[Data entries]
>> start
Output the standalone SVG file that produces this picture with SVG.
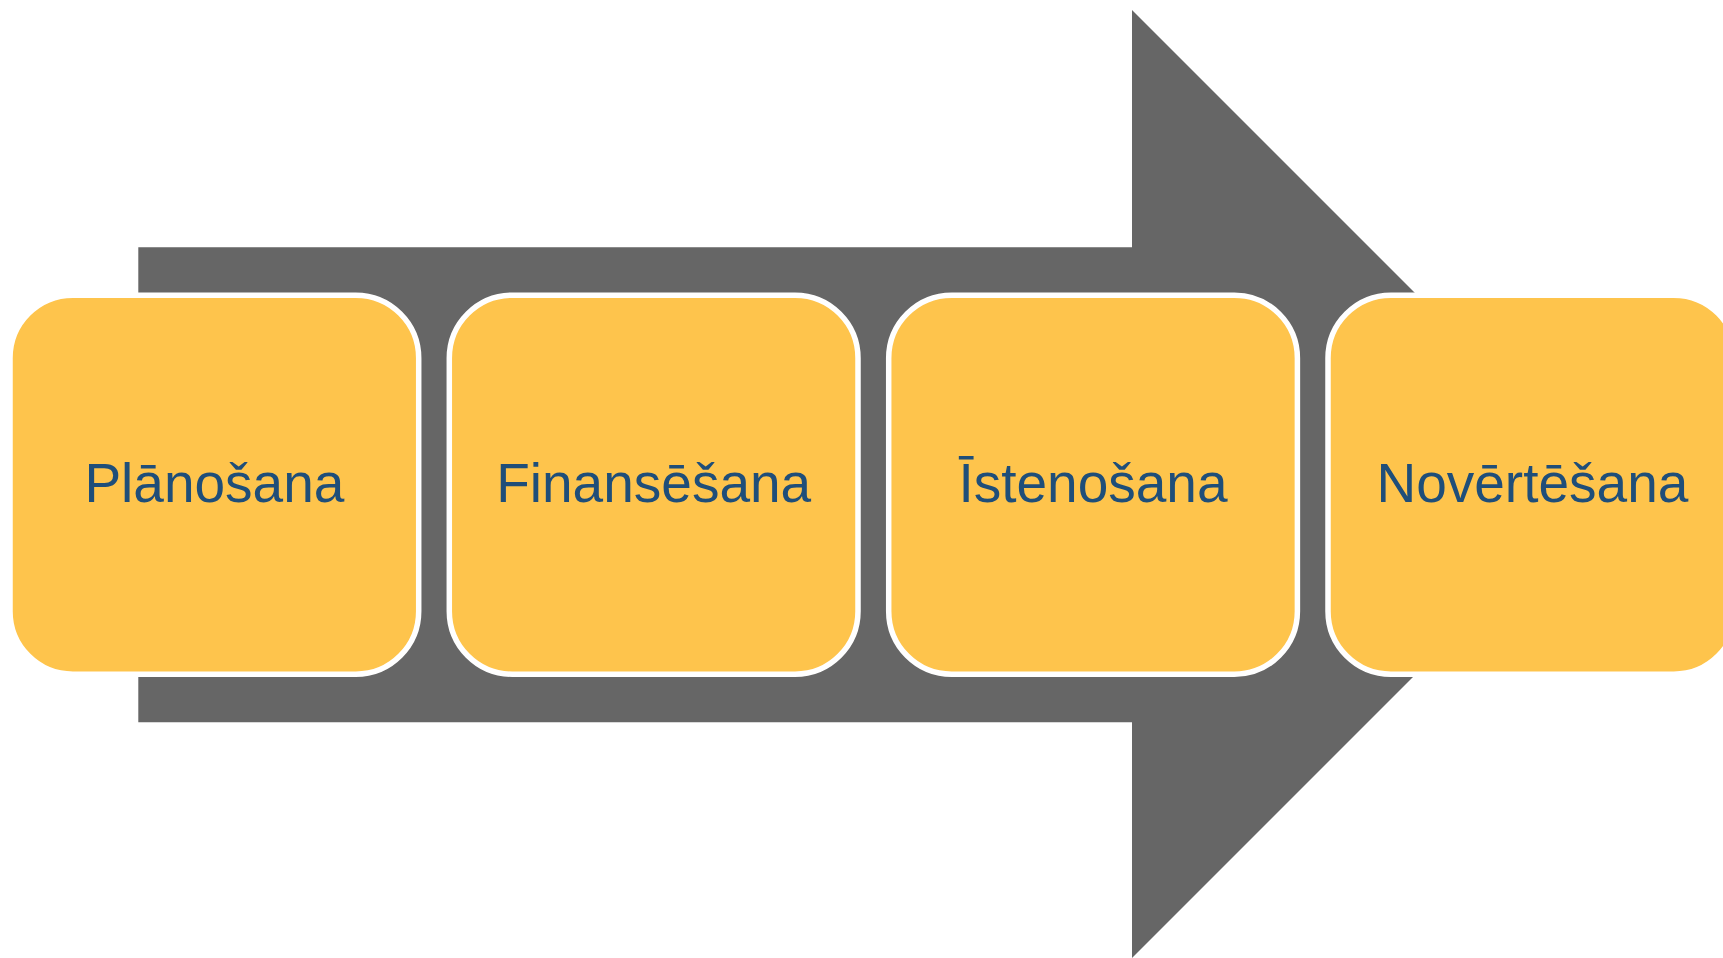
<svg xmlns="http://www.w3.org/2000/svg" width="1723" height="958" viewBox="0 0 1723 958">
<style>
.box{fill:#FEC44C;stroke:#FFFFFF;stroke-width:5.5}
.lbl{font-family:"Liberation Sans",Arial,sans-serif;font-size:55px;fill:#1F4E79;text-anchor:middle}
</style>
<rect width="1723" height="958" fill="#FFFFFF"/>
<g id="connectors">
<polygon points="138.3,247.3 1132,247.3 1132,10 1606,484 1132,958 1132,722.3 138.3,722.3" fill="#666666"/>
</g>
<g id="node1">
<rect class="box" x="10" y="295.2" width="408.7" height="379" rx="63" ry="63"/>
<text class="lbl" x="214.4" y="502">Plānošana</text>
</g>
<g id="node2">
<rect class="box" x="449.3" y="295.2" width="408.7" height="379" rx="63" ry="63"/>
<text class="lbl" x="653.7" y="502">Finansēšana</text>
</g>
<g id="node3">
<rect class="box" x="888.7" y="295.2" width="408.7" height="379" rx="63" ry="63"/>
<text class="lbl" x="1093" y="502">Īstenošana</text>
</g>
<g id="node4">
<rect class="box" x="1328" y="295.2" width="408.7" height="379" rx="63" ry="63"/>
<text class="lbl" x="1532.4" y="502">Novērtēšana</text>
</g>
</svg>
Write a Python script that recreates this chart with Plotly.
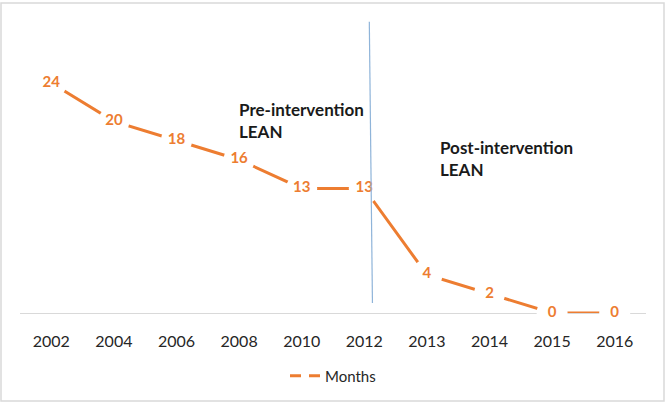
>> end
**EXERCISE GOAL**
Copy all of the entries verbatim, leaving out any pictures they contain.

**WRITTEN REPLY**
Output the standalone SVG file that produces this picture with SVG.
<svg xmlns="http://www.w3.org/2000/svg" width="1723" height="958" viewBox="0 0 1723 958">
<style>
.box{fill:#FEC44C;stroke:#FFFFFF;stroke-width:5.5}
.lbl{font-family:"Liberation Sans",Arial,sans-serif;font-size:55px;fill:#1F4E79;text-anchor:middle}
</style>
<rect width="1723" height="958" fill="#FFFFFF"/>
<g id="connectors">
<polygon points="138.3,247.3 1132,247.3 1132,10 1606,484 1132,958 1132,722.3 138.3,722.3" fill="#666666"/>
</g>
<g id="node1">
<rect class="box" x="10" y="295.2" width="408.7" height="379" rx="63" ry="63"/>
<text class="lbl" x="214.4" y="502">Plānošana</text>
</g>
<g id="node2">
<rect class="box" x="449.3" y="295.2" width="408.7" height="379" rx="63" ry="63"/>
<text class="lbl" x="653.7" y="502">Finansēšana</text>
</g>
<g id="node3">
<rect class="box" x="888.7" y="295.2" width="408.7" height="379" rx="63" ry="63"/>
<text class="lbl" x="1093" y="502">Īstenošana</text>
</g>
<g id="node4">
<rect class="box" x="1328" y="295.2" width="408.7" height="379" rx="63" ry="63"/>
<text class="lbl" x="1532.4" y="502">Novērtēšana</text>
</g>
</svg>
Write a Python script that recreates this chart with Plotly.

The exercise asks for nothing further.